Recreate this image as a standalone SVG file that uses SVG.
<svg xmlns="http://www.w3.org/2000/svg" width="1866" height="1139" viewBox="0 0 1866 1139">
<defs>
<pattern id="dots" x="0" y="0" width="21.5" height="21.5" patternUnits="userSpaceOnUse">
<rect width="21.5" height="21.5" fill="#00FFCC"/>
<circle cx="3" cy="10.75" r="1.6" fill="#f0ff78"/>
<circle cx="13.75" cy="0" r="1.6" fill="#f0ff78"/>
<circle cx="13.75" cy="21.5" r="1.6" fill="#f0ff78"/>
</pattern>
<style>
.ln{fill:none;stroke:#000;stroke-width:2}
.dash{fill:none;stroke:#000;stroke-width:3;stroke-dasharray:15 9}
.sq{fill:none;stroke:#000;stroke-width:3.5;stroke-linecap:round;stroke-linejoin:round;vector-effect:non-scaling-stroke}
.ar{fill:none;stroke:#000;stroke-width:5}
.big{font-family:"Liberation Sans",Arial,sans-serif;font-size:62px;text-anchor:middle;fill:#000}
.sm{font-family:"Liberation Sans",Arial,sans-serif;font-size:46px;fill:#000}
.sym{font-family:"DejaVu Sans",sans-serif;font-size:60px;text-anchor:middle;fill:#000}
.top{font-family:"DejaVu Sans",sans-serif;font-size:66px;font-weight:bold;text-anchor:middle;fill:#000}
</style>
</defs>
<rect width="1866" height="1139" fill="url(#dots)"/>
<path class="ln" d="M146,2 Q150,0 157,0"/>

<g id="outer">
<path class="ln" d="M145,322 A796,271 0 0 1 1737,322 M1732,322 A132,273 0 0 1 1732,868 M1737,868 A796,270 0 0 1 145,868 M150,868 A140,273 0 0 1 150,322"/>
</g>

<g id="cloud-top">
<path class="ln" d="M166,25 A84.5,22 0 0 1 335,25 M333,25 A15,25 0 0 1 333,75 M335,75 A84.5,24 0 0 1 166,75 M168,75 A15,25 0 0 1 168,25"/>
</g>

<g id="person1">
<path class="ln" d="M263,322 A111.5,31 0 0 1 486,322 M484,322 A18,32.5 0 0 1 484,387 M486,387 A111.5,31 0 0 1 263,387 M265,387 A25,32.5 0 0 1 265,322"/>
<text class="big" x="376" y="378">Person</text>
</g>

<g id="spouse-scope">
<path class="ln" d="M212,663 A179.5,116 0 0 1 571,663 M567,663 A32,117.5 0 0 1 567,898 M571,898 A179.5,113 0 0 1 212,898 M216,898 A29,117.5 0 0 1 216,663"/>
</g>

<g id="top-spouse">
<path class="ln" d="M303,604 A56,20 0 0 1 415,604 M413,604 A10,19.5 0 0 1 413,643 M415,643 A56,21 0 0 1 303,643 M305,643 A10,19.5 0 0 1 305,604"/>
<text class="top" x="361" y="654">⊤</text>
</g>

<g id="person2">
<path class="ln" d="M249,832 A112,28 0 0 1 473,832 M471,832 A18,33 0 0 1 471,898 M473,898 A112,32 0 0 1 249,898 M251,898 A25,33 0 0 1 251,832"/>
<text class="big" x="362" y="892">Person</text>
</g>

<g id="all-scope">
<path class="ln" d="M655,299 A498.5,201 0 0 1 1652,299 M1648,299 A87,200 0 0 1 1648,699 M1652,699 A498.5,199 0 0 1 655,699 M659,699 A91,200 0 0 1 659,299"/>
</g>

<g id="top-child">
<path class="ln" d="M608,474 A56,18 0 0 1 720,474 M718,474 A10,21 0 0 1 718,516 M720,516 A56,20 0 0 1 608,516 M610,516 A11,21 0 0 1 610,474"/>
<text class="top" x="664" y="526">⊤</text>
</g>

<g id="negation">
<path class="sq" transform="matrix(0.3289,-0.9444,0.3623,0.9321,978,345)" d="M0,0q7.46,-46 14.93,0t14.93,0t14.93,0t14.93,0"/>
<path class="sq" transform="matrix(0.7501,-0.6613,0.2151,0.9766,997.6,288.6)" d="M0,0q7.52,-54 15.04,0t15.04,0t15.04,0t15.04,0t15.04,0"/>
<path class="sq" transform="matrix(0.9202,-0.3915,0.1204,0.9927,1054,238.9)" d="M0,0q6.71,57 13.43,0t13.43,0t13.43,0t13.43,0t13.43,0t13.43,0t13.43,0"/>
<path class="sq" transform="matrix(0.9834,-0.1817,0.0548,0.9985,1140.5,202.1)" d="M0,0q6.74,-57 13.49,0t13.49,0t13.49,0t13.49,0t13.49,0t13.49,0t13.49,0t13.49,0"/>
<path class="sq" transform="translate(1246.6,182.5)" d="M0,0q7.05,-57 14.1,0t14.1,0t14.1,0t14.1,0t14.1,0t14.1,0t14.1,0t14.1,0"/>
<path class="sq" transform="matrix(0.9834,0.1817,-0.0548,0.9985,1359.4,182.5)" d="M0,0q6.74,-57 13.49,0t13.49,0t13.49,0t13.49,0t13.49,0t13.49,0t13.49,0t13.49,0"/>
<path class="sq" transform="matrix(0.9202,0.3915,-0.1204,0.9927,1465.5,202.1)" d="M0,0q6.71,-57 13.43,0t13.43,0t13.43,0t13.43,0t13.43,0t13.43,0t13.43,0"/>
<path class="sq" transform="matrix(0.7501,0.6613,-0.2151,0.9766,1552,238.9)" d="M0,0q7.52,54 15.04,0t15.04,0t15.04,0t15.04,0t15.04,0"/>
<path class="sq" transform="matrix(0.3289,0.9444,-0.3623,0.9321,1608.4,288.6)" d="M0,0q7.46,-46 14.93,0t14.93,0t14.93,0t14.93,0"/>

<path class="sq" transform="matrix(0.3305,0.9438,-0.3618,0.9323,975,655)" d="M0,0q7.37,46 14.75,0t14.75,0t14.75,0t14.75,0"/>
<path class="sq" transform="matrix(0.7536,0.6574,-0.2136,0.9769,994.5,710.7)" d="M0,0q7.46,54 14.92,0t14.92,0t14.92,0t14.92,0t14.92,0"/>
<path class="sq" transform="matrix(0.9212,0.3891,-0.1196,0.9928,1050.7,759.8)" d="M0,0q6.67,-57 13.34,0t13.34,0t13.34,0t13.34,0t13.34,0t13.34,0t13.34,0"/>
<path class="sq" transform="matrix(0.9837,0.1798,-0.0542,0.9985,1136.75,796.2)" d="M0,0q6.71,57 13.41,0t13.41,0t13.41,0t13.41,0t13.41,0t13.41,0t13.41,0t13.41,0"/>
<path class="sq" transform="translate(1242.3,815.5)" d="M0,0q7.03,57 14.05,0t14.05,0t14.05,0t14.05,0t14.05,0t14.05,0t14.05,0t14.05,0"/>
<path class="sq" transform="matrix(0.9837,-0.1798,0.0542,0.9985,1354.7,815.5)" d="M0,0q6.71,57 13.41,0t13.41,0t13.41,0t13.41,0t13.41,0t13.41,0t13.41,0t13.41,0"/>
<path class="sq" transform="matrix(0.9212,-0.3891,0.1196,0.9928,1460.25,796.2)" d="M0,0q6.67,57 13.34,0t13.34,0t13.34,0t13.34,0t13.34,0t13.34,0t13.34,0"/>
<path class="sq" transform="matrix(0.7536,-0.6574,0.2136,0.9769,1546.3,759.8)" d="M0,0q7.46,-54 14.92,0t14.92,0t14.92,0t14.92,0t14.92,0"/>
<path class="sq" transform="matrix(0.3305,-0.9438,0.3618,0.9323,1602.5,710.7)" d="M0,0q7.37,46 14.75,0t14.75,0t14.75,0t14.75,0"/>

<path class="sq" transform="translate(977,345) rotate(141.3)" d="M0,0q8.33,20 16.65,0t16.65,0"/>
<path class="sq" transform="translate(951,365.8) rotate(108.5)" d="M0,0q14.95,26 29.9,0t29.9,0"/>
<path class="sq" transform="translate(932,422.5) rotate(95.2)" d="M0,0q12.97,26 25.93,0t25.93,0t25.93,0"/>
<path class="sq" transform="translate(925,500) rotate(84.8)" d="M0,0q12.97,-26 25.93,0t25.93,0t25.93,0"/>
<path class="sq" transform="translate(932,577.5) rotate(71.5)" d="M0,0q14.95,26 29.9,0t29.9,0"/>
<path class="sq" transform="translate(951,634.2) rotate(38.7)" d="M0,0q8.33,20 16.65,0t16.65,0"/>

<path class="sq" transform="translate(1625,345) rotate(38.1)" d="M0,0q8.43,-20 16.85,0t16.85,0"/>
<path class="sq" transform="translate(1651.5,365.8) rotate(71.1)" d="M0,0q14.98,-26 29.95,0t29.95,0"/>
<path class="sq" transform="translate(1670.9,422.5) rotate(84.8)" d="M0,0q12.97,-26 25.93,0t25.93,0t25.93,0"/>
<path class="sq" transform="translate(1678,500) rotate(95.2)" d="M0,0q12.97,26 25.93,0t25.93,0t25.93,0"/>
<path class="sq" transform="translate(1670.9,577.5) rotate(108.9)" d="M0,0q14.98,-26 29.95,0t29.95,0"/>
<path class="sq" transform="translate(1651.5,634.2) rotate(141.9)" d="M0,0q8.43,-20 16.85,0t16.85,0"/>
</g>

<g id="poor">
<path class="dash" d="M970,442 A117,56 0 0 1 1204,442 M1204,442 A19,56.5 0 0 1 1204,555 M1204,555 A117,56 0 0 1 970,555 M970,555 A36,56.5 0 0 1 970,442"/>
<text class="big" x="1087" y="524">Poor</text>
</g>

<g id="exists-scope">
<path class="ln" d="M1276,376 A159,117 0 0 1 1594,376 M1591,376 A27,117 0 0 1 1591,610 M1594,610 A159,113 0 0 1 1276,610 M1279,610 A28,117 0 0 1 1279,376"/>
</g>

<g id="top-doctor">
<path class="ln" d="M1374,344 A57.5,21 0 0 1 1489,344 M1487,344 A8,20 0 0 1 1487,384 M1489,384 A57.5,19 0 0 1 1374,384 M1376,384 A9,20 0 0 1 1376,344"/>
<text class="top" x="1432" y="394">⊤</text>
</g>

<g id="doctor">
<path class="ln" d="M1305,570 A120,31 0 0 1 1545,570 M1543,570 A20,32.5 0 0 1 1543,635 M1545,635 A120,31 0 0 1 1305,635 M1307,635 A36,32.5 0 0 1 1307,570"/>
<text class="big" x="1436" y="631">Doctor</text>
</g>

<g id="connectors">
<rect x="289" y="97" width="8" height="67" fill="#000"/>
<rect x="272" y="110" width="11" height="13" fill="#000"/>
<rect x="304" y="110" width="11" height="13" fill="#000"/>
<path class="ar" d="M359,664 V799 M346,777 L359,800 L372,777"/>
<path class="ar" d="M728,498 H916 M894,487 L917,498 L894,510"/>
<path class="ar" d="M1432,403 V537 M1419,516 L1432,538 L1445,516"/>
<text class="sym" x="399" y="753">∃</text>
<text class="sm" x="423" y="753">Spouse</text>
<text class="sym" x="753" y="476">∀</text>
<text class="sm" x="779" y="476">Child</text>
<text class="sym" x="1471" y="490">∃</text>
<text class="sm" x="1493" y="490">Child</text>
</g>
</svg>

+++++

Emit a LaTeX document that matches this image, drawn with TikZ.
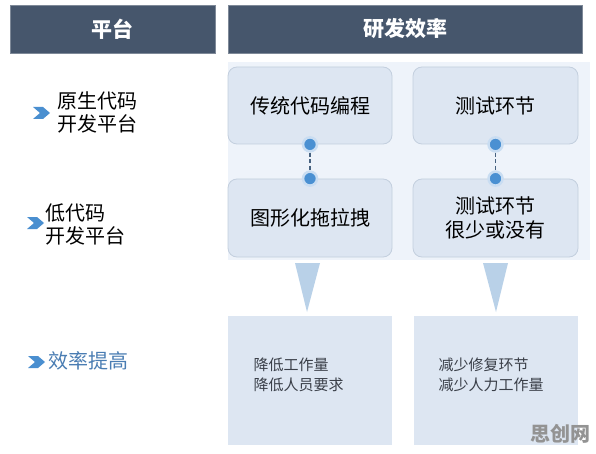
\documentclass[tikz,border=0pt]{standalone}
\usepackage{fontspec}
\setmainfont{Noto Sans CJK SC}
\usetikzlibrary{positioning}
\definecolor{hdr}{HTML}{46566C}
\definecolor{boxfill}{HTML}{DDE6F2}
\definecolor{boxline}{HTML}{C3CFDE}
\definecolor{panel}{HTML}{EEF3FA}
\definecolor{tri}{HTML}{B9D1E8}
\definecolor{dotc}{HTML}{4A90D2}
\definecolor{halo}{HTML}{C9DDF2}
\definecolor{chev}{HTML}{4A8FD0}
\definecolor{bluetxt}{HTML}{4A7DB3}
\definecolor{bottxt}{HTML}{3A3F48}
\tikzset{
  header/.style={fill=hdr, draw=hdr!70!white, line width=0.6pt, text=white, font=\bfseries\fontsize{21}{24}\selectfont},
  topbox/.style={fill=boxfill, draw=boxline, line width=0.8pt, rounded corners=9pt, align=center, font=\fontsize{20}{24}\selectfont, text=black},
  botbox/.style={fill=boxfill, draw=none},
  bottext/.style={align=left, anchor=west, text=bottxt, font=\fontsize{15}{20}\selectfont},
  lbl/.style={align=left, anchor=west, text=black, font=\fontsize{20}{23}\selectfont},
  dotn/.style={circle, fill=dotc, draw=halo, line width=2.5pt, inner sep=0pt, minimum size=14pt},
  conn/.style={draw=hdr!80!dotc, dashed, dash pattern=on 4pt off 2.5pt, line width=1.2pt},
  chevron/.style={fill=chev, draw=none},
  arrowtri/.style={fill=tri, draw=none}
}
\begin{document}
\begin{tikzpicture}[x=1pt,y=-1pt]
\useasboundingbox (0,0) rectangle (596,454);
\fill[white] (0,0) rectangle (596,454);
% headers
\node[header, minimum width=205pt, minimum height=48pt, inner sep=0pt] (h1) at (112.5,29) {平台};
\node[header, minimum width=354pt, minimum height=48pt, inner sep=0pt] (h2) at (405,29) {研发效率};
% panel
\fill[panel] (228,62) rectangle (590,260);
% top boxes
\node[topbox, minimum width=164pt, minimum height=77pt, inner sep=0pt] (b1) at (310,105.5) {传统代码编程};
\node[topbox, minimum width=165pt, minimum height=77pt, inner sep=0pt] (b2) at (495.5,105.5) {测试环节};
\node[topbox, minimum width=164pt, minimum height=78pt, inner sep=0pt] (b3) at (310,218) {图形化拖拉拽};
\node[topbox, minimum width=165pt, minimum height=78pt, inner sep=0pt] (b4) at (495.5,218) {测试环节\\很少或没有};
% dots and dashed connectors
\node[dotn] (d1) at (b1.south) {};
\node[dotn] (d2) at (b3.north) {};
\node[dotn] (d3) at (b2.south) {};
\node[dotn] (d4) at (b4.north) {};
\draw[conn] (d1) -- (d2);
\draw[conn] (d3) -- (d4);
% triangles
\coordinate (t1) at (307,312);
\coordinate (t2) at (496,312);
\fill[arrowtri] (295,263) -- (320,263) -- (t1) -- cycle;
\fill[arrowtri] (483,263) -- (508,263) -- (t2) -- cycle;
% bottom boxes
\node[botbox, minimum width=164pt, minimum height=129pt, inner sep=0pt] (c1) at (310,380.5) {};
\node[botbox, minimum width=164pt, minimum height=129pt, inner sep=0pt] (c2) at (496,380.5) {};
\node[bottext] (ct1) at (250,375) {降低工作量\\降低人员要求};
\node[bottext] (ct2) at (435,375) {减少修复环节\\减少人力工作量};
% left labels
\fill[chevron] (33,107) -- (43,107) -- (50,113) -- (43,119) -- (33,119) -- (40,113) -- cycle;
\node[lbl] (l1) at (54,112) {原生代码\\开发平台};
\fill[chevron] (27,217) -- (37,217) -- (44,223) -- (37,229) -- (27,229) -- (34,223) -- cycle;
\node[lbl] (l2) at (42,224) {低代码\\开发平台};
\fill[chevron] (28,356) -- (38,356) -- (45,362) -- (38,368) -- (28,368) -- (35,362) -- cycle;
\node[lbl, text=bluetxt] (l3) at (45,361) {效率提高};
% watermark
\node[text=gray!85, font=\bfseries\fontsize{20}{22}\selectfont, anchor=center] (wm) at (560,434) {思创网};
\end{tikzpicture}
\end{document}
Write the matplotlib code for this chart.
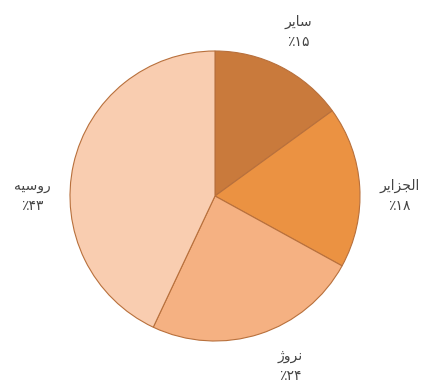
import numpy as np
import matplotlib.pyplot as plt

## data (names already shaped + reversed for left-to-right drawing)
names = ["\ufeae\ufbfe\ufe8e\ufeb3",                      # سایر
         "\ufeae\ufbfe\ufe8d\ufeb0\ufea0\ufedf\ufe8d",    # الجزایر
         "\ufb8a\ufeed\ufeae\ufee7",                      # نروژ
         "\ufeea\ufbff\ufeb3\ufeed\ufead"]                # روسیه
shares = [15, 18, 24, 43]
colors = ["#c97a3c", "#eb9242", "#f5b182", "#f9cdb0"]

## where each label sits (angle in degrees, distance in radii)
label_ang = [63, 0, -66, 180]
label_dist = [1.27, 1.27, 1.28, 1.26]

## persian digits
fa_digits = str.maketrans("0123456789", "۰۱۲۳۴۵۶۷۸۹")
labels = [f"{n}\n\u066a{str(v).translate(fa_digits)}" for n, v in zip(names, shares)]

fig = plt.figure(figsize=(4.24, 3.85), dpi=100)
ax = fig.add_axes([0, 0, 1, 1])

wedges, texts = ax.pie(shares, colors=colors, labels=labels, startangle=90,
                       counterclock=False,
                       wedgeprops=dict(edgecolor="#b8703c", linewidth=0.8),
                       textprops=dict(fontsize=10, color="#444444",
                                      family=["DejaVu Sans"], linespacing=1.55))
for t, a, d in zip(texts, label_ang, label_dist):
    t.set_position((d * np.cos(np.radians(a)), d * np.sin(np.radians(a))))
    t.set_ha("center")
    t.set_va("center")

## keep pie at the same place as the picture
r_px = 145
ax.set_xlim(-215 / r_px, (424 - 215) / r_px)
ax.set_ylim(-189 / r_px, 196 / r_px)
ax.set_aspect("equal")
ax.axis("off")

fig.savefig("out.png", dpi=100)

+++++

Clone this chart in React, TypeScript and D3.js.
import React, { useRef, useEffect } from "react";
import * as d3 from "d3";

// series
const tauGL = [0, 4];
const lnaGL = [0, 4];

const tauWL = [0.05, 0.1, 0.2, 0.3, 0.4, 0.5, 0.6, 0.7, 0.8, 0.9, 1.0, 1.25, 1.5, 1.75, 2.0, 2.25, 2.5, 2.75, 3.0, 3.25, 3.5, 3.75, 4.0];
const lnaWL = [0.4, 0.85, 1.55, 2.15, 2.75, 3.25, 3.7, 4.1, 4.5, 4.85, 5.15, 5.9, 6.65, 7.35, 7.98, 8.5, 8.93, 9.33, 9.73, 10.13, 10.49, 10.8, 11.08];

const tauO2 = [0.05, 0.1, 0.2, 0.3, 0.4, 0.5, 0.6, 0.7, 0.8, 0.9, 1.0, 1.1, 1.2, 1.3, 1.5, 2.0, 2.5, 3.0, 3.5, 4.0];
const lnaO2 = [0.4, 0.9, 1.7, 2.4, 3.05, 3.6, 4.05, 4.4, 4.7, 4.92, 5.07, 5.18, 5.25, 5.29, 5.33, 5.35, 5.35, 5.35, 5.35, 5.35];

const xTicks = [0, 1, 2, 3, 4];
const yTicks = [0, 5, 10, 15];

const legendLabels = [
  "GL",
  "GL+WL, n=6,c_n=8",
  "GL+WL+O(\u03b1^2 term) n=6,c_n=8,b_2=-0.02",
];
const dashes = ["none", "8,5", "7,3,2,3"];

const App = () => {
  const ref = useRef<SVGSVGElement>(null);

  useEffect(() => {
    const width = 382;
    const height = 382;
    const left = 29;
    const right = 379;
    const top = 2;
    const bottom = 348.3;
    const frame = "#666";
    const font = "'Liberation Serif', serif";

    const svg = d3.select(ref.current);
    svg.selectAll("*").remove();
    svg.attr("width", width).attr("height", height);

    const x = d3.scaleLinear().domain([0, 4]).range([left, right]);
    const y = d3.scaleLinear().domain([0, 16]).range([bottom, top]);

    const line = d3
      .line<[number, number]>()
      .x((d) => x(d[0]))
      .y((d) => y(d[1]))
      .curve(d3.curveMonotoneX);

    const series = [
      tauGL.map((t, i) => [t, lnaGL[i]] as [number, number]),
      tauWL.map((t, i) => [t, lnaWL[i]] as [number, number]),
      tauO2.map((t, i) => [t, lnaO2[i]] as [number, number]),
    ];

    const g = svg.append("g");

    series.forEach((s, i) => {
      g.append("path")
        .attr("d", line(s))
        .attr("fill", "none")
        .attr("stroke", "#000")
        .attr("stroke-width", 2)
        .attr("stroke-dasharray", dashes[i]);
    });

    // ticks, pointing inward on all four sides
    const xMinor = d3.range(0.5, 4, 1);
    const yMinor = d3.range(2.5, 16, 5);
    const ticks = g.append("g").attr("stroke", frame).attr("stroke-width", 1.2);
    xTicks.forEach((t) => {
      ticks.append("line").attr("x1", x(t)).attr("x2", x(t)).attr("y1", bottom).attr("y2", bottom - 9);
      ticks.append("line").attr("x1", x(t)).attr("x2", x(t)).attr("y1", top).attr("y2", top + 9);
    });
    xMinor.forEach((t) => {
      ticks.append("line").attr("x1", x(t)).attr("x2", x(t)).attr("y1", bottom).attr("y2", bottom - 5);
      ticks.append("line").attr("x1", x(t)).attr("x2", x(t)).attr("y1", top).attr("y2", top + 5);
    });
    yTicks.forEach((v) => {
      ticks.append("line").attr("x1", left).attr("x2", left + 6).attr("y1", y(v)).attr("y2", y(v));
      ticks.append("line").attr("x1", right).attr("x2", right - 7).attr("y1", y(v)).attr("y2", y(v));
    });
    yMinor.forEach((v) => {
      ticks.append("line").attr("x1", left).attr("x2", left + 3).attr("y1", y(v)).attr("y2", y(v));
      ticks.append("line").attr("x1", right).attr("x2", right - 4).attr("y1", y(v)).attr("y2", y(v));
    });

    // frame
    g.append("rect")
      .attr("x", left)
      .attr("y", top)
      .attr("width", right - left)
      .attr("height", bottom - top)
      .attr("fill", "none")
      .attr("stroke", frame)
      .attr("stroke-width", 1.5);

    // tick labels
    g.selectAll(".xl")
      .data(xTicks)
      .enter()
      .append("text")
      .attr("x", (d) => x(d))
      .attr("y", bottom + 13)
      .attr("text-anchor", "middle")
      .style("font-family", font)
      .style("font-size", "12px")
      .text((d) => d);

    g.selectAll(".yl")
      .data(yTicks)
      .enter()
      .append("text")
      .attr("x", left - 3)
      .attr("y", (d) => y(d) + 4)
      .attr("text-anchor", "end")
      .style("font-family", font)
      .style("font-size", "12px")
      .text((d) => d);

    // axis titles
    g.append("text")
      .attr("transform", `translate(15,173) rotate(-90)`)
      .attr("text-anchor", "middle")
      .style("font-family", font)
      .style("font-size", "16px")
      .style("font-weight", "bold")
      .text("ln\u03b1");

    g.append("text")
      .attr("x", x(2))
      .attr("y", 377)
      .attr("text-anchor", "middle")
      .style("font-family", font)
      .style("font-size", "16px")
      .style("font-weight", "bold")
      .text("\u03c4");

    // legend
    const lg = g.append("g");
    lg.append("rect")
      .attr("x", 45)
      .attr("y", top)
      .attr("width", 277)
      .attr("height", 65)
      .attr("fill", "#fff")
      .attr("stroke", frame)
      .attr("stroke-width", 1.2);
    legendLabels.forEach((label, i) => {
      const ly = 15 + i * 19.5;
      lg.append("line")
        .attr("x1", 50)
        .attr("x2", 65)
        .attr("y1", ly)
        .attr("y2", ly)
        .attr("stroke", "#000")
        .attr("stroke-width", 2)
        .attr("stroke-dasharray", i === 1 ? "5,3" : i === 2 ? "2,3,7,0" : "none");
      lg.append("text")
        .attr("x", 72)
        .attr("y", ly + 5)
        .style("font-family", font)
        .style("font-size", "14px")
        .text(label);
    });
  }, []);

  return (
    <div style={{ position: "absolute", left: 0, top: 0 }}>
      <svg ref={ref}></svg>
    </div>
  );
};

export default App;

+++++

## TO BE DONE
Filter the listing above for the string "standalone" and copy every matching line.

## WRITTEN ANSWER
Recreate this image as a standalone SVG file that uses SVG.
\documentclass[tikz,border=0pt]{standalone}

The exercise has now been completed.